SOURCE EXCERPT:

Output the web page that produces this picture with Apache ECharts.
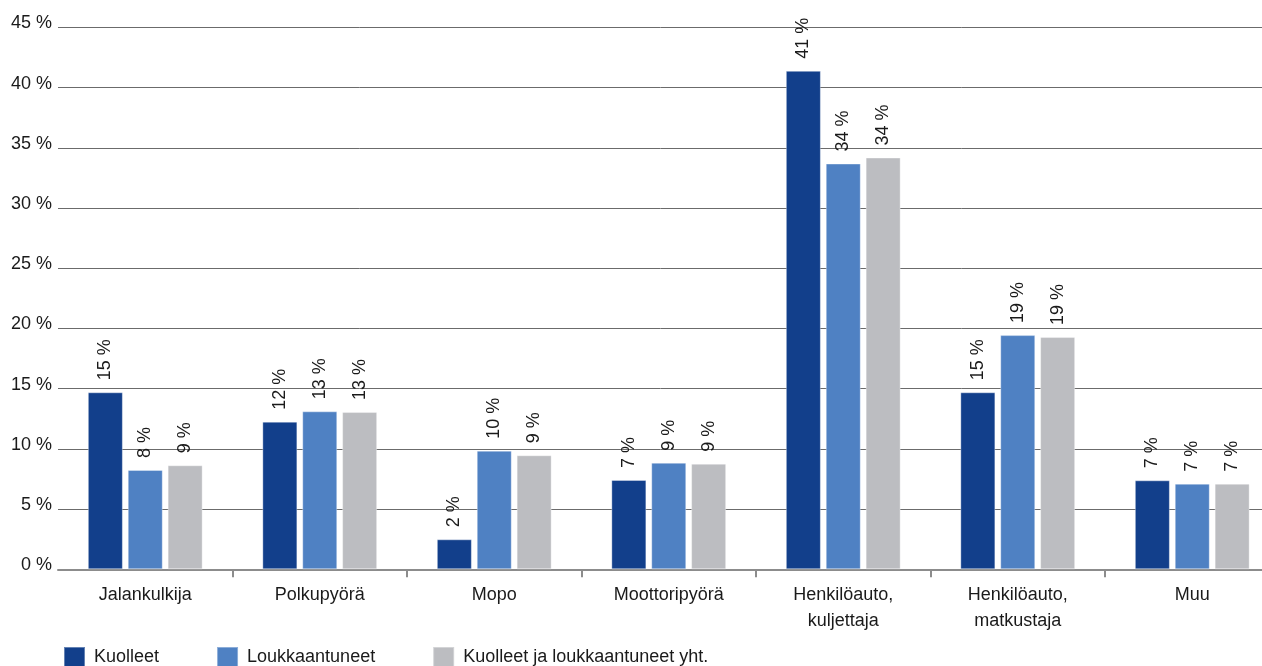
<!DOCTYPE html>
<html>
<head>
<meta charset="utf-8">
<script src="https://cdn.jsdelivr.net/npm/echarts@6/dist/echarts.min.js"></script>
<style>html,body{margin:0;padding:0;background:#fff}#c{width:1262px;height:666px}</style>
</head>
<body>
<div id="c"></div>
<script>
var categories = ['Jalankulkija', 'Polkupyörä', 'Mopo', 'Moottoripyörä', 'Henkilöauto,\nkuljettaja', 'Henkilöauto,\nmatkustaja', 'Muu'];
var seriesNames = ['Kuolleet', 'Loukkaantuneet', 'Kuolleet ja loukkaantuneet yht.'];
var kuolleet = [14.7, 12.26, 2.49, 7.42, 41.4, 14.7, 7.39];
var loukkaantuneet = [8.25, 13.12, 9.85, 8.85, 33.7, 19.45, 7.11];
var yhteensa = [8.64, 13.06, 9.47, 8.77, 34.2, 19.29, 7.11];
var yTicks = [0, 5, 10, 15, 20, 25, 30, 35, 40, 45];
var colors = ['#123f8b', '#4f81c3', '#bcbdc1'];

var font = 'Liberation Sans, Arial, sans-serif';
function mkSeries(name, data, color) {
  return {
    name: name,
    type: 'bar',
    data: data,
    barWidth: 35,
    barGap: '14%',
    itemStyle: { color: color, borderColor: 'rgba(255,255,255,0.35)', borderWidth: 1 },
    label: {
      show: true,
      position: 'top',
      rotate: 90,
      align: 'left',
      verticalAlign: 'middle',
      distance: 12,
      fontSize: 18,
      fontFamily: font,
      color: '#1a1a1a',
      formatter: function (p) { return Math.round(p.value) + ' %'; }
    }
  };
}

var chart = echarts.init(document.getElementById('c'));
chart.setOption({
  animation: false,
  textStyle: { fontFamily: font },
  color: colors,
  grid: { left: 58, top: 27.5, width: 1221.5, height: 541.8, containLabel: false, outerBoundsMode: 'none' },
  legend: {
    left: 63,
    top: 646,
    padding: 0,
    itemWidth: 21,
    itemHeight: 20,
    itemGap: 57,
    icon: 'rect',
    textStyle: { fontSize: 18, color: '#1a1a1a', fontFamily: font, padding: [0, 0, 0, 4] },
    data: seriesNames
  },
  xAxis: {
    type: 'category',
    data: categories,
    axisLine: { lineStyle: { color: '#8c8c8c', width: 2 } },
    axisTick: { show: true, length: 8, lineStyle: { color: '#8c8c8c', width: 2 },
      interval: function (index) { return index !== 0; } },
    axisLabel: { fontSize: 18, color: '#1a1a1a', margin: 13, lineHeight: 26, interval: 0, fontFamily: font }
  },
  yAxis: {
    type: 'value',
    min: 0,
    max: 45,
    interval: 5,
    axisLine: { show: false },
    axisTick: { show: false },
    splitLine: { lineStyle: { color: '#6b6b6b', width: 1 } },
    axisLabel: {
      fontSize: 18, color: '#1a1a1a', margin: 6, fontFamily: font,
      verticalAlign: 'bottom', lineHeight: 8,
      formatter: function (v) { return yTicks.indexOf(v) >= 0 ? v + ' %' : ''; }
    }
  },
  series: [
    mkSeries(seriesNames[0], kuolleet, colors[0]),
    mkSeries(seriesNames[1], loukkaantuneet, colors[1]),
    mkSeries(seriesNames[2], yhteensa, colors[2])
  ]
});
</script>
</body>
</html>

TASK STATEMENT:
The lines from the start of the data through the line that contains "var colors = ['#123f8b', '#4f81c3', '#bcbdc1'];" are to be returned exactly, please, with both ends included and every picture left out.

EXERCISE RESULT:
Output the web page that produces this picture with Apache ECharts.
<!DOCTYPE html>
<html>
<head>
<meta charset="utf-8">
<script src="https://cdn.jsdelivr.net/npm/echarts@6/dist/echarts.min.js"></script>
<style>html,body{margin:0;padding:0;background:#fff}#c{width:1262px;height:666px}</style>
</head>
<body>
<div id="c"></div>
<script>
var categories = ['Jalankulkija', 'Polkupyörä', 'Mopo', 'Moottoripyörä', 'Henkilöauto,\nkuljettaja', 'Henkilöauto,\nmatkustaja', 'Muu'];
var seriesNames = ['Kuolleet', 'Loukkaantuneet', 'Kuolleet ja loukkaantuneet yht.'];
var kuolleet = [14.7, 12.26, 2.49, 7.42, 41.4, 14.7, 7.39];
var loukkaantuneet = [8.25, 13.12, 9.85, 8.85, 33.7, 19.45, 7.11];
var yhteensa = [8.64, 13.06, 9.47, 8.77, 34.2, 19.29, 7.11];
var yTicks = [0, 5, 10, 15, 20, 25, 30, 35, 40, 45];
var colors = ['#123f8b', '#4f81c3', '#bcbdc1'];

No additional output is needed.